The committee placed the low-income teen-agers, ages 14 to 21, at eight work sites for six weeks at $5.47 an hour with funds from the city’s Summer Youth Program. Some of the teens also helped clean 65,000 square feet of graffiti in the community, according to Maryanne Hayashi, executive director.
The 28-year-old city employment program, which the Central City Action Committee has administered for 21 years, helps the teen-agers build self-esteem as well as learn job skills, earn money and keep away from gang activity, Hayashi said.
“It works,” Hayashi said. “We’ve seen attitudes change, behaviors change. We get calls from the work sites, all summer long, saying: ‘Thank you for sending these workers. Where did you get all these great young people?’ ”
Hayashi enjoys telling the story of a call she once received from a law office that was considering hiring a young man who was an alumnus of the summer job program. The disbelieving employer was amazed with the young man’s resume and asked Hayashi for confirmation.

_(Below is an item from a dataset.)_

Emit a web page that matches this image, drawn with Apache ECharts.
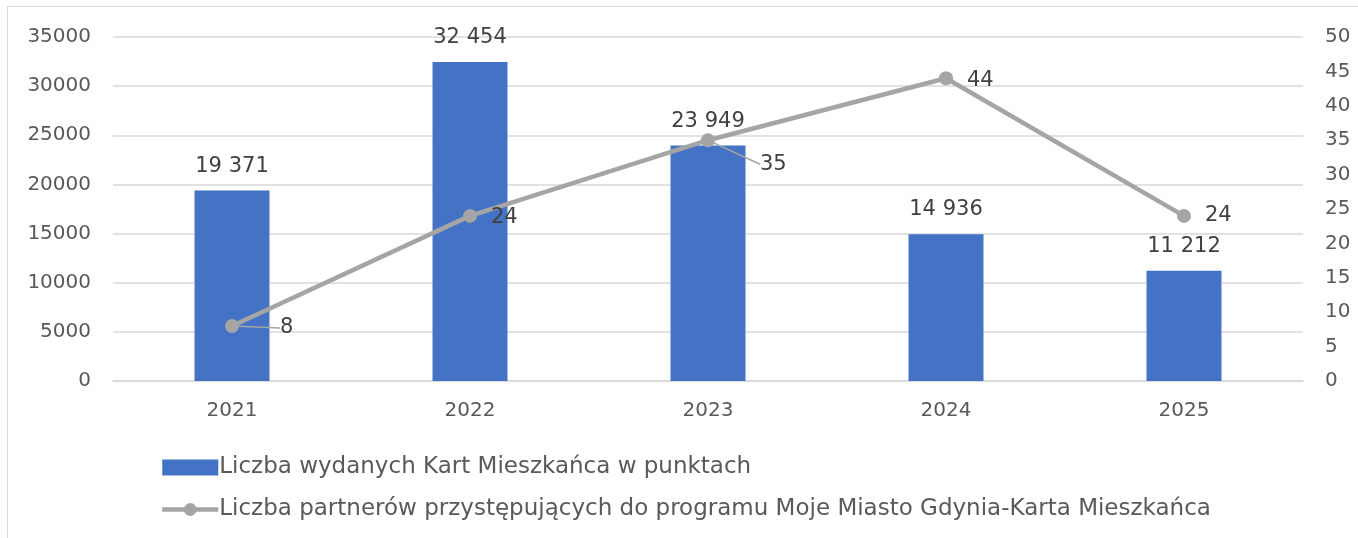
<!DOCTYPE html>
<html>
<head>
<meta charset="utf-8">
<script src="https://cdn.jsdelivr.net/npm/echarts@6/dist/echarts.min.js"></script>
<style>
html,body{margin:0;padding:0;background:#fff;}
#chart{width:1358px;height:538px;}
</style>
</head>
<body>
<div id="chart"></div>
<script>
const categories = ['2021', '2022', '2023', '2024', '2025'];
const cardValues = [19371, 32454, 23949, 14936, 11212];
const partnerValues = [8, 24, 35, 44, 24];
const cardName = 'Liczba wydanych Kart Mieszkańca w punktach';
const partnerName = 'Liczba partnerów przystępujących do programu Moje Miasto Gdynia-Karta Mieszkańca';
// label offsets for line labels (dx, dy) in pixels
const partnerLabelShift = [[27, 2], [0, 2], [31, 24], [0, 2], [0, 0]];

const FONT = 'DejaVu Sans';
const TXT = '#595959';
const chart = echarts.init(document.getElementById('chart'));
const fmt = v => String(v).replace(/\B(?=(\d{3})+(?!\d))/g, ' ');

chart.setOption({
  animation: false,
  textStyle: {fontFamily: FONT, color: TXT},
  graphic: [{
    type: 'rect', shape: {x: 7.5, y: 6.5, width: 1400, height: 600},
    style: {fill: 'none', stroke: '#D9D9D9', lineWidth: 1}, silent: true
  }],
  grid: {left: 113, right: 55, top: 37, bottom: 157},
  legend: {
    orient: 'vertical', left: 155, top: 451, itemGap: 19,
    itemWidth: 56, itemHeight: 16,
    textStyle: {fontFamily: FONT, fontSize: 23, color: TXT, padding: [0, 0, 0, -4]},
    data: [
      {name: cardName, icon: 'rect'},
      {name: partnerName, lineStyle: {width: 4.5, color: '#A5A5A5'}}
    ]
  },
  xAxis: {
    type: 'category', data: categories,
    axisLine: {lineStyle: {color: '#D9D9D9', width: 1.5}},
    axisTick: {show: false},
    axisLabel: {fontFamily: FONT, fontSize: 20, color: TXT, margin: 20}
  },
  yAxis: [{
    type: 'value', min: 0, max: 35000, interval: 5000,
    axisLine: {show: false}, axisTick: {show: false},
    splitLine: {lineStyle: {color: '#D9D9D9', width: 1.5}},
    axisLabel: {fontFamily: FONT, fontSize: 20, color: TXT, margin: 22, formatter: v => String(v)}
  }, {
    type: 'value', min: 0, max: 50, interval: 5,
    axisLine: {show: false}, axisTick: {show: false},
    splitLine: {show: false},
    axisLabel: {fontFamily: FONT, fontSize: 20, color: TXT, margin: 22}
  }],
  series: [{
    name: cardName, type: 'bar', data: cardValues, yAxisIndex: 0,
    barWidth: '31.5%',
    itemStyle: {color: '#4472C4'},
    label: {show: true, position: 'top', distance: 14, fontFamily: FONT, fontSize: 21, color: '#404040',
      formatter: p => fmt(p.value)}
  }, {
    name: partnerName, type: 'line', yAxisIndex: 1,
    data: partnerValues.map((v, i) => ({value: v, labelLine: {show: partnerLabelShift[i][0] !== 0}})),
    symbol: 'circle', symbolSize: 14,
    lineStyle: {color: '#A5A5A5', width: 4.5},
    itemStyle: {color: '#A5A5A5'},
    label: {show: true, position: 'right', distance: 14, fontFamily: FONT, fontSize: 21, color: '#404040'},
    labelLine: {show: true, lineStyle: {color: '#A5A5A5', width: 1.5}},
    labelLayout: p => ({dx: partnerLabelShift[p.dataIndex][0], dy: partnerLabelShift[p.dataIndex][1]})
  }]
});
</script>
</body>
</html>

“She said: ‘This kid is only 23 years old. How could he possibly have done all these things--child care, payroll, worked street festivals . . . ?’ ” Hayashi recalled. “I said, ‘Yeah, he did all that.’ ”
Edward Esqueda, 22, an alumnus of the program, credits the program with helping him get his position as a translator with the State Bar of California. “All the skills I use now started here at Central City,” Esqueda said.
Duane Eaglin, 17, said his job tutoring children this summer taught him even deeper lessons. “I never worked with kids before, and at first I thought they had no problems, especially the young ones in second and third grade,” said the Manual Arts High School student.
“But I learned that no matter where you are, you have to be able to talk to somebody. It really helps no matter what age you are.”
Hayashi and her staff threw a pizza party at Echo Park Lake on the day the teen-agers were to pick up their final paychecks.